Near Field Communication (NFC) has been threatening to move over into the mainstream for almost two years. And while chatter about its inclusion in the iPhone 5 appears to have died down, today’s launch of Google Wallet is surely the moment that the tech moves over into the mainstream.
Launching on US network Sprint’s Nexus S 4G, the service allows punters across The Pond to pay for low-ticket goods using a Citi Mastercard, as well as a Google pre-paid card. Add a Groupon-style loyalty scheme (of which more later), and this is a service which should finally see NFC make it big.
What makes the launch of Google Wallet particularly exciting is the announcement of new plans for Visa, Discover and American Express to get involved.
The companies have released their NFC specifications today, with Google suggesting each service could soon form part of their new app. That means that even if you don’t have Mastercard, you could soon be getting involved.
Until now, NFC has been something that has been threatening to break out.
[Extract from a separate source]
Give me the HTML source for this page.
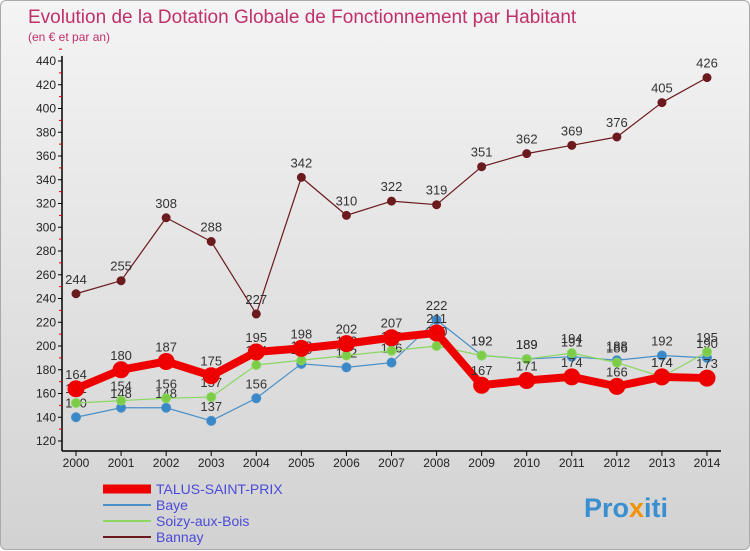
<!DOCTYPE html>
<html><head><meta charset="utf-8"><style>
body{margin:0;width:750px;height:550px;overflow:hidden;font-family:"Liberation Sans",sans-serif}
#wrap{position:absolute;left:0;top:0;width:748px;height:548px;border:1px solid #aaa;border-radius:6px;background:linear-gradient(#f4f4f4,#d2d2d2)}
</style></head><body>
<div id="wrap">
<svg id="chart" width="750" height="550" style="position:absolute;left:0;top:0">
<text x="27" y="22" font-size="19" fill="#c0306a">Evolution de la Dotation Globale de Fonctionnement par Habitant</text>
<text x="27" y="40" font-size="12" fill="#c0306a">(en € et par an)</text>
<g id="axes"></g><g id="series"></g><g id="legend"></g>
<text x="583" y="516" font-size="27" font-weight="bold" fill="#3a8fd0">Pro<tspan fill="#f39200">x</tspan>iti</text>
</svg></div>
<script>
const years=[2000,2001,2002,2003,2004,2005,2006,2007,2008,2009,2010,2011,2012,2013,2014];
const yTicks=[120,140,160,180,200,220,240,260,280,300,320,340,360,380,400,420,440];
const talus=[164,180,187,175,195,198,202,207,211,167,171,174,166,174,173];
const baye=[140,148,148,137,156,185,182,186,222,192,189,191,188,192,190];
const soizy=[152,154,156,157,184,188,192,196,200,192,189,194,186,174,195];
const bannay=[244,255,308,288,227,342,310,322,319,351,362,369,376,405,426];
const NS='http://www.w3.org/2000/svg';
function X(i){return 75+i*(706-75)/14;}
function Y(v){return 440-(v-120)*380/320;}
function mk(t,a,p){const e=document.createElementNS(NS,t);for(const k in a)e.setAttribute(k,a[k]);p.appendChild(e);return e;}
const ax=document.getElementById('axes');
let l=mk('line',{x1:61,y1:55,x2:61,y2:450,stroke:'#000','stroke-width':1.5},ax);

l=mk('line',{x1:61,y1:450,x2:720,y2:450,stroke:'#000','stroke-width':1.5},ax);

yTicks.forEach(v=>{
 mk('line',{x1:57,x2:61,y1:Y(v),y2:Y(v),stroke:'#000'},ax);
 mk('line',{x1:58,x2:61,y1:Y(v+10),y2:Y(v+10),stroke:'#e00'},ax);
 const t=mk('text',{x:55,y:Y(v)+4,'text-anchor':'end','font-size':12,fill:'#222'},ax);t.textContent=v;
 
});
years.forEach((y,i)=>{
 mk('line',{x1:X(i),x2:X(i),y1:450,y2:455,stroke:'#000'},ax);
 const t=mk('text',{x:X(i),y:466,'text-anchor':'middle','font-size':12,fill:'#222'},ax);t.textContent=y;
 
});
const sg=document.getElementById('series');
function series(data,color,w,r,name,dot){
 const g=mk('g',{},sg);
 
 mk('polyline',{points:data.map((v,i)=>X(i)+','+Y(v)).join(' '),fill:'none',stroke:color,'stroke-width':w,'stroke-linejoin':'round'},g);
 data.forEach((v,i)=>{
  const c=mk('circle',{cx:X(i),cy:Y(v),r:r,fill:dot,stroke:color,'stroke-width':1},g);
  
  const t=mk('text',{x:X(i),y:Y(v)-10,'text-anchor':'middle','font-size':13,fill:'#333'},g);t.textContent=v;
  
 });
}
series(bannay,'#6b1a1e',1.2,4,'bannay','#6b1a1e');
series(baye,'#4a90c8',1.2,4.5,'baye','#3a88c8');
series(soizy,'#8ad860',1.2,4.5,'soizy','#7ccc48');
series(talus,'#ee0000',8,8,'talus','#ee0000');
const lg=document.getElementById('legend');
[['TALUS-SAINT-PRIX','#ee0000',9,492],['Baye','#4a90c8',2,508],['Soizy-aux-Bois','#8ad860',2,524],['Bannay','#6b1a1e',2,540]].forEach(d=>{
 const g=mk('g',{},lg);
 mk('line',{x1:102,x2:150,y1:d[3]-4,y2:d[3]-4,stroke:d[1],'stroke-width':d[2]},g);
 const t=mk('text',{x:155,y:d[3]+1,'font-size':14,fill:'#4a4ad8'},g);t.textContent=d[0];
});
</script></body></html>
It’s been ever-present on the Nexus S since that phone’s launch back in December last year.
But the lack of visible, public facing products has meant its not garnered much mainstream attention.
While Google Wallet might not be out on every network yet, this first step should help prove to consumers that the time when leaving your physical wallet at home will soon be reality. The further news that Google has bought the Daily Deals website should also help sweeten the deal and get more users signing up as well.
The tie-up has been revealed by the owners of the German service, which says it’ll be merged into the Big G’s current Offers package. The fact they’ve hooked-up with a European company points to a launch on this side of the Atlantic very soon.
The wider impact could be felt imminently. NFC is already being trialed on a city-wide basis by Orange in Nice, France. If Google can prove Wallet works in The States and can get it sorted over here soon, then it’ll leave other tech rivals trailing.
And yes, that means Apple. Cupertino has been rumoured to be at the forefront of NFC implementation for years, but there’s no doubting that it’s Google leading the way now.
New Android phones now come with NFC as standard and you can expect that 2012 will be a boom year for this new tech. The idea of paying for coffee, clothes and the latest tech kit on your phone is no longer a pipe dream. NFC has crossed the rubicon.